When I arrived things looked distinctly unimpressive, with a deep sea mist still clouding the horizon and hiding the Burbo Bank Wind farm, some 10 k offshore, that I was hoping to photograph with the Centon. I set to with the Achromat and my iphone, as looking at the tide, I could see it was already advancing, with a high predicted at 11.30 am.
Conditions were not dissimilar to my last visit, with low light and very few visitors on the beach.
Having taken a few shots, I thought I would swap out the Achromat for the mirror and try and get the wave marker post, before the tide covered it again. Unfortunately, the cheese plate that I use to attach the viewfinder to the back of my camera needed to be unscrewed and moved back, to accomodate the larger diameter Centon and the universal adaptor.This was where my problems began, as can be seen on the unadjusted photo above, there was nowhere to rest any of my equipment while I swapped out lenses and as I attached the camera to the tripod, the thumbscrew on the cheeseplate had tightened up, so that I couldn't loosen it. With the tide now coming in quickly and the breakwaters ahead of the wavemarker already submerged, I decided to pull back to the seawall and examine the camera securely. With the lens removed and the equipment safe and dry, I found the screw would not budge, so I opted for wiggling the plate and the viewfinder to try and loosen it. After about ten mins of fiddling and main force, the screw relented and I was able to fit the adaptor and the lens. With everything in place, I took off the dustcap and tried turning on the camera. Nothing. As is often the case with a device of this age, the battery performance isn't the best, so I swapped out a spare battery. Still dead. I demounted the lens and checked the camera over, but everything seemed cosmetically sound and the battery had been checked for charge before I left. I put everything back together and resigned myself to an iphone only shoot. After having a quick snack and a drink, I gave the camera another a try and amazingly, it started without a hitch. Battery level seemed fine and experimentally, I popped in the other battery to get an idea of charge. Still a good two out of three bars showing, so I put it down to either my manhandling earlier, or just recalcitrance on the part of the camera.

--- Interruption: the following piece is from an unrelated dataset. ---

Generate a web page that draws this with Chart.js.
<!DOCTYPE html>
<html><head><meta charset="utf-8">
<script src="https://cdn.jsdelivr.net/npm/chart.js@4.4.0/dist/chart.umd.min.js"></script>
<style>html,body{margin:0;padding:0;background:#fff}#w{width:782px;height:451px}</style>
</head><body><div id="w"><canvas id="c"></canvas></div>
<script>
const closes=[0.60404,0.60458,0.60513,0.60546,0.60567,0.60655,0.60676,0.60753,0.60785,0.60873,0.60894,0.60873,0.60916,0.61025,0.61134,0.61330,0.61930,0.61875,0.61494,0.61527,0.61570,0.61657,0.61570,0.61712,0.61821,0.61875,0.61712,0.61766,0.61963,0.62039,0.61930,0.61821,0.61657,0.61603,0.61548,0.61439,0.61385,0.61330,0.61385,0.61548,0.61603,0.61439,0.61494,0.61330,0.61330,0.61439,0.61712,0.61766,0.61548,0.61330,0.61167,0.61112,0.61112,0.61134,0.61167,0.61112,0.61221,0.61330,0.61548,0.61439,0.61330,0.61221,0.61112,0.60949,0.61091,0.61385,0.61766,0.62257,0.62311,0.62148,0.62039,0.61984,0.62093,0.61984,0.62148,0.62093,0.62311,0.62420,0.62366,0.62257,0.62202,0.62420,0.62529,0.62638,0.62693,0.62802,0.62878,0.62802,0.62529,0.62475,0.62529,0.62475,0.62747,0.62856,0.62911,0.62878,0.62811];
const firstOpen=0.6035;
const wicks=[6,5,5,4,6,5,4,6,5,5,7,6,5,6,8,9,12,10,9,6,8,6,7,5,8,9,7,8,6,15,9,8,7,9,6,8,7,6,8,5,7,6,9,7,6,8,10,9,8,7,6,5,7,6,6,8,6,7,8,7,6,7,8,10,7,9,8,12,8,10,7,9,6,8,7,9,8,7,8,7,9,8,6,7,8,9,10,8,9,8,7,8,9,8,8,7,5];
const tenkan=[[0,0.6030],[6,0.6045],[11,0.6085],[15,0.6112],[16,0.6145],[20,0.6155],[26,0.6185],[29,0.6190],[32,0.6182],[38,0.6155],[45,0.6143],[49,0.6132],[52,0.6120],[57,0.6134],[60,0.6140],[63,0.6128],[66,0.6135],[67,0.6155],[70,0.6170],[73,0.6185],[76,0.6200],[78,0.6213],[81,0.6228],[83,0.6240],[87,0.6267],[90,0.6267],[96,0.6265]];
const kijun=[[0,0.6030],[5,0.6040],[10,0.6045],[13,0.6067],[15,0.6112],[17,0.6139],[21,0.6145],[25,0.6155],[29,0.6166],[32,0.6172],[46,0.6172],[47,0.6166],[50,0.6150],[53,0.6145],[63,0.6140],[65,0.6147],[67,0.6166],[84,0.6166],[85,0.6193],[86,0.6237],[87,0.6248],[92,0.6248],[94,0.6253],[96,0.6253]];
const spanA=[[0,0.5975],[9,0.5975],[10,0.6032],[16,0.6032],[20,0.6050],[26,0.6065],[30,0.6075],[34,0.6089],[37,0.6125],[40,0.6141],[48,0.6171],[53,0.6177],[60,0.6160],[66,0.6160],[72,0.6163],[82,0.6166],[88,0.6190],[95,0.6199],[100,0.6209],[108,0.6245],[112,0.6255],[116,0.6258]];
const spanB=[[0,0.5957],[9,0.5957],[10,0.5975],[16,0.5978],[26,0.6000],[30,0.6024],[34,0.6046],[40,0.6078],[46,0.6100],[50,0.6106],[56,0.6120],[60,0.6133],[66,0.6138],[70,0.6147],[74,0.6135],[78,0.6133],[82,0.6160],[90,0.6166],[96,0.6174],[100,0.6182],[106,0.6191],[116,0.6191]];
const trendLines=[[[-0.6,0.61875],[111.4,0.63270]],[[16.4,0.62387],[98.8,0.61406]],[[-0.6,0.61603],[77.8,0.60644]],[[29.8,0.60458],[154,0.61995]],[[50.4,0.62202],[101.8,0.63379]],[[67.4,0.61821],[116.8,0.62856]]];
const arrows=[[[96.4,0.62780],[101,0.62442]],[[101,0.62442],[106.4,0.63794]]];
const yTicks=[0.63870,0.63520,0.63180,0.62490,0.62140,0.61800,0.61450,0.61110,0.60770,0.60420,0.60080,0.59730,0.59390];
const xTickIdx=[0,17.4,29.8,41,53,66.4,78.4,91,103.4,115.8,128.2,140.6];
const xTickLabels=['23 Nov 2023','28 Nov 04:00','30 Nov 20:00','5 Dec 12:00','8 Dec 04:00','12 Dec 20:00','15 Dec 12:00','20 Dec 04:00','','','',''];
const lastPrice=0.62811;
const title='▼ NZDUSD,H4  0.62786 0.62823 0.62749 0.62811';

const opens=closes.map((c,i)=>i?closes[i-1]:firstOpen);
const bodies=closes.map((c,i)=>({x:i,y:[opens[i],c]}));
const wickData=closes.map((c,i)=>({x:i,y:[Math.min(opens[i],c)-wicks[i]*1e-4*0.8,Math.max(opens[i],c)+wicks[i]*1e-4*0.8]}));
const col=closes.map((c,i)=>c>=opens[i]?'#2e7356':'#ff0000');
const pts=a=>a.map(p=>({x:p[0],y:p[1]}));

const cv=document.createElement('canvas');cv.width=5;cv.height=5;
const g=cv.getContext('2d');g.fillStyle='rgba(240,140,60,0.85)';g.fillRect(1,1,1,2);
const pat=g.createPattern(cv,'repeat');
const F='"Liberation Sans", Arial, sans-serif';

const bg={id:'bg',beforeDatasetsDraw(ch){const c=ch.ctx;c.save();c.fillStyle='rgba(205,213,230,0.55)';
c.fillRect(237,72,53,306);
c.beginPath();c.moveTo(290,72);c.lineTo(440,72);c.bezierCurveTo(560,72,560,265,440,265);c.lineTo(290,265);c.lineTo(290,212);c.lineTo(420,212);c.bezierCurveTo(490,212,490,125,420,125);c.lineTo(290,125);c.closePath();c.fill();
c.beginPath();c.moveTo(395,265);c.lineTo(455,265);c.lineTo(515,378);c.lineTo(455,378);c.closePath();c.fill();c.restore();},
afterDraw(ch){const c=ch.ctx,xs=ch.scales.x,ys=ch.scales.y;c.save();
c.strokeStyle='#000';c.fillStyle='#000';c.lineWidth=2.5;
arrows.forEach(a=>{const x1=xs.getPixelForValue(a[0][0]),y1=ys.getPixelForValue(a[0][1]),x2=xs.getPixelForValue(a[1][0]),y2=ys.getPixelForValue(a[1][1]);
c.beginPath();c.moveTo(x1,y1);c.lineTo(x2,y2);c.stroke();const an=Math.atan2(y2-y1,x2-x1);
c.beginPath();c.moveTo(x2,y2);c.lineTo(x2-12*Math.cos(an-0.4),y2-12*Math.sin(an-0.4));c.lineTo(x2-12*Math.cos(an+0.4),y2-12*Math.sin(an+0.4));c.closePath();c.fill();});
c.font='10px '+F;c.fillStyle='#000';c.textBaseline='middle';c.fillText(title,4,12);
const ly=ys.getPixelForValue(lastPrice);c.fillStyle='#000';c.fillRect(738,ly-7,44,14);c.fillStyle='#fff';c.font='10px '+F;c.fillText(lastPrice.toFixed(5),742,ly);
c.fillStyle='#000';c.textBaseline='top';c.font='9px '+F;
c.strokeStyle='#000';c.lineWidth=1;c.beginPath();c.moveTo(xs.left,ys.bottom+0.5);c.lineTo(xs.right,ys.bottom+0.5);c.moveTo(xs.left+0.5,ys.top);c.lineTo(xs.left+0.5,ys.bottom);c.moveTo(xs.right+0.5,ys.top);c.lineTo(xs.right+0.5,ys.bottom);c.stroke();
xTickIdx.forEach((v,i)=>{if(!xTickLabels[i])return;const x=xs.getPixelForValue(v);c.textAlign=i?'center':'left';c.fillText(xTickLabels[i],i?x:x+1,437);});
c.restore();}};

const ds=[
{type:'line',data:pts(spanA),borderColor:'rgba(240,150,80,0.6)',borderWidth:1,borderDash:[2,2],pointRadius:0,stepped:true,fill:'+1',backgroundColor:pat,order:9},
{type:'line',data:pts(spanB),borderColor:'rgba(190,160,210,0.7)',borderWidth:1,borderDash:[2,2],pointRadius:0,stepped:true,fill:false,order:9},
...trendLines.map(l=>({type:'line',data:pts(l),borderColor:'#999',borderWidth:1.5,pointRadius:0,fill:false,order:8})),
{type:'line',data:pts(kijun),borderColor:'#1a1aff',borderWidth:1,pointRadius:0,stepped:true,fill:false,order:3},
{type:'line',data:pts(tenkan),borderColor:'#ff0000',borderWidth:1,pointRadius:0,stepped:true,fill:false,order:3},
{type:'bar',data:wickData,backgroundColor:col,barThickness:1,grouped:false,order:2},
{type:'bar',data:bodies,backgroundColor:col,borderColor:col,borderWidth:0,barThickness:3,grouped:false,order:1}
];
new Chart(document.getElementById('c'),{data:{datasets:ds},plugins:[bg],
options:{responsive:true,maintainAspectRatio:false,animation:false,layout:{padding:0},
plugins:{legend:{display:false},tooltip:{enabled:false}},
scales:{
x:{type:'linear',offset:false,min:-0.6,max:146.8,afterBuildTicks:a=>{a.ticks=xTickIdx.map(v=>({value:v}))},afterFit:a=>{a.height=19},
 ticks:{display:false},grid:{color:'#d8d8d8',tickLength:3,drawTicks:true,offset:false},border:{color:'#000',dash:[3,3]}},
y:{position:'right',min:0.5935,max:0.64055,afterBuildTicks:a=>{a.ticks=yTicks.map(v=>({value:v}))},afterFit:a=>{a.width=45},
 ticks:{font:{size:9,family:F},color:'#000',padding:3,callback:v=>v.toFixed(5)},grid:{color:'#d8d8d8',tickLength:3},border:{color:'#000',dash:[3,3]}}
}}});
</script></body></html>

By this time, the tide had covered most of the beach, so I set up the tripod on the sea wall and tried to get a few shots of the distant wavemarker, as a test for the Centon. The light was still pretty dismal and cloudy, so the results weren't great, but gave me an idea of its capabilities. The lens has a 30.5 mm rear filter mount and comes with a series of Neutral Density filters, which affect the focal plane in some fashion. I had attached a 2 stop ND and a small green glass corrective filter at the rear, before leaving. I should have cleaned both before setting off, but in my haste, forgot.

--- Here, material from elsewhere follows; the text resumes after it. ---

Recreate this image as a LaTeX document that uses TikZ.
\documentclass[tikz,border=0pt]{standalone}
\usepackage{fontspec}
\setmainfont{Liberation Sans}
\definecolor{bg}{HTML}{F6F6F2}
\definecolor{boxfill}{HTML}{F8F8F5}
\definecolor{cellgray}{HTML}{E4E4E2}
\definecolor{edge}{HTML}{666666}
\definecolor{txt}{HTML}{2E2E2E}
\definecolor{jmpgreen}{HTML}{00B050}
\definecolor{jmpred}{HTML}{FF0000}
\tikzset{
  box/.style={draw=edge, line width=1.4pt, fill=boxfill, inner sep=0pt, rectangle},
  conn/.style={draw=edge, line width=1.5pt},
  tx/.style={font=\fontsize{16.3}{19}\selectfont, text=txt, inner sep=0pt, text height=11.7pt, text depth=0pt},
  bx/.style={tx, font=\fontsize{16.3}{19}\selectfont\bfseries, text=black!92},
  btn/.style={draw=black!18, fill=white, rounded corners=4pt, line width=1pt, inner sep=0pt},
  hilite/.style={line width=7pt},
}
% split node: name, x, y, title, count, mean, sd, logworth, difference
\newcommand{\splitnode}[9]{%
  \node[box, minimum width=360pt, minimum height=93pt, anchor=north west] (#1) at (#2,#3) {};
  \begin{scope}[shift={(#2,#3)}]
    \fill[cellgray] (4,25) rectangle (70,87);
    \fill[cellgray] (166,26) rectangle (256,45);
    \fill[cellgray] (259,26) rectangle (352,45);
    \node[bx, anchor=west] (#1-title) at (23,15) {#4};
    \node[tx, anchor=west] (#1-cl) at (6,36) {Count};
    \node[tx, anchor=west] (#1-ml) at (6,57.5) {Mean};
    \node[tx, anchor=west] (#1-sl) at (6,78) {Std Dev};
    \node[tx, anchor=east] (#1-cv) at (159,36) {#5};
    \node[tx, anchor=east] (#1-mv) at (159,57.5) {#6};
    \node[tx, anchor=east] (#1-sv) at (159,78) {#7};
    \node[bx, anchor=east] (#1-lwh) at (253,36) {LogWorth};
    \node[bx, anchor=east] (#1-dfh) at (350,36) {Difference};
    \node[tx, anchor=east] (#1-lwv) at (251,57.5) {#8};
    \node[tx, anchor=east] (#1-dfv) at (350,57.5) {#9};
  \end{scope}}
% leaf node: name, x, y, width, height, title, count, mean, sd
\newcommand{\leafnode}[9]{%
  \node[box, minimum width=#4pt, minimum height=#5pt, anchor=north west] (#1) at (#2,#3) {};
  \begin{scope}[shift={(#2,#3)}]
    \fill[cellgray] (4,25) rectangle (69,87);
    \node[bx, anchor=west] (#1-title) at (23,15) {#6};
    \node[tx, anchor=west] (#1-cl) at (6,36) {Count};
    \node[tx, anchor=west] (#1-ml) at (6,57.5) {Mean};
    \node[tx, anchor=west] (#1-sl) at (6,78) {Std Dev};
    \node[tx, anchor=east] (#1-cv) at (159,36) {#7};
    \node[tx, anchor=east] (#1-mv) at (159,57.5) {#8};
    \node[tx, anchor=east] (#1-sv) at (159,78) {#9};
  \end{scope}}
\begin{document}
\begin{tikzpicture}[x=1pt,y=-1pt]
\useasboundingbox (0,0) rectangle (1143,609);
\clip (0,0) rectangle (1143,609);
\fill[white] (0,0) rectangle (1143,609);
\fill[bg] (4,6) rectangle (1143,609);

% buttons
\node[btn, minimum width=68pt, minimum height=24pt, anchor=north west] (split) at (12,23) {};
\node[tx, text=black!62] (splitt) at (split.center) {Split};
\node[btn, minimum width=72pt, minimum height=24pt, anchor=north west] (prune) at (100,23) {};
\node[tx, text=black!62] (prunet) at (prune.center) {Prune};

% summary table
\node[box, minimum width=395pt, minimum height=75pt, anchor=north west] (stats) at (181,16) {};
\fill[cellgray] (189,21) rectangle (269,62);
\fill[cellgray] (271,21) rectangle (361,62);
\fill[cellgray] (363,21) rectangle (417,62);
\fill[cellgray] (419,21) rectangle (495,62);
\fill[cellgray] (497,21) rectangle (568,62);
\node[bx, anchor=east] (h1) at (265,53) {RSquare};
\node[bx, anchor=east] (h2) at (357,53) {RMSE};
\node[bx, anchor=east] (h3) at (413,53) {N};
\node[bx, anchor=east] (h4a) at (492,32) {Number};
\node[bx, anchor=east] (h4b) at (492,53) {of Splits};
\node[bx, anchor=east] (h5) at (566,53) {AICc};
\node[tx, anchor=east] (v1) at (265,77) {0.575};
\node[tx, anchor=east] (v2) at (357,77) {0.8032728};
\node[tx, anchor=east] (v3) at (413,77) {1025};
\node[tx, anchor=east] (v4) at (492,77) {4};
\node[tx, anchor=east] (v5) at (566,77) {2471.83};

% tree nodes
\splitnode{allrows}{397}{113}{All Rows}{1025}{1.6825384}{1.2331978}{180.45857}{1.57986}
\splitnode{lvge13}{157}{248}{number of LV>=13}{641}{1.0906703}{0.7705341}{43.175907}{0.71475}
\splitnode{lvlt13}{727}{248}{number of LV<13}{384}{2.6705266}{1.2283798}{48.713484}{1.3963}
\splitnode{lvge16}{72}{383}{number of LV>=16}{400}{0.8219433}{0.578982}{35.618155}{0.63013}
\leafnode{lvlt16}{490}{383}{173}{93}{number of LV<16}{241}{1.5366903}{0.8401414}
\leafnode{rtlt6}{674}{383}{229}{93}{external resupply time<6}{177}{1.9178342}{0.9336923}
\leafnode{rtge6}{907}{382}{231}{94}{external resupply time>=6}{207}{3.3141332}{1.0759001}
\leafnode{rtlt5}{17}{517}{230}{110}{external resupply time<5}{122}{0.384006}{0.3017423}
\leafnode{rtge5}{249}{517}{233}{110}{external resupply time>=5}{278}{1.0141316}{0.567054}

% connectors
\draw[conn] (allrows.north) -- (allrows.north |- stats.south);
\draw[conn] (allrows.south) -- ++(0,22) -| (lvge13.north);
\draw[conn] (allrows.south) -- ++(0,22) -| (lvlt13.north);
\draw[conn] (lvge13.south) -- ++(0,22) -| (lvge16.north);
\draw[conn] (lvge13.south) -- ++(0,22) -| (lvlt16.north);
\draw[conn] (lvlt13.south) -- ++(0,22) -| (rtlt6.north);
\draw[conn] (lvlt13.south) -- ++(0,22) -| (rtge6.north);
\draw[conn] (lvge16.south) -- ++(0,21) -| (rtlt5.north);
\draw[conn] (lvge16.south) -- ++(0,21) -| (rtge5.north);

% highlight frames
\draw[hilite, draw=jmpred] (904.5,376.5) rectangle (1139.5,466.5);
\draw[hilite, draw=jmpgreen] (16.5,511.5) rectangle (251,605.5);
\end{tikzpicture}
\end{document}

The above shot of the wavemarker was taken with the mirror lens and although very heavily processed and changed to monochrome, still shows the overall softness of the image, which gives an almost antique feel.

I got a few more shots of the iron men receding into the sea, then swapped back out to my trusty Achromat. It was only when I got home and checked the shots in Lightroom, that I realised how much dust was getting into the lens, due to the removeable Waterhouse stop allowing access and the process of swapping lenses in the field. Even so, out of a total of 60 photographs between the camera and the phone, I got about five or six keepers.
One of the iphone apps I used is called XP4N and is designed to simulate the Leica XPAN Panoramic camera, by producing extra long anamorphic images. It comes with a variety of presets too, allowing a straight daylight shot, black and white, neon effect and ethereal, which adds a slight glow or subtle halation effect.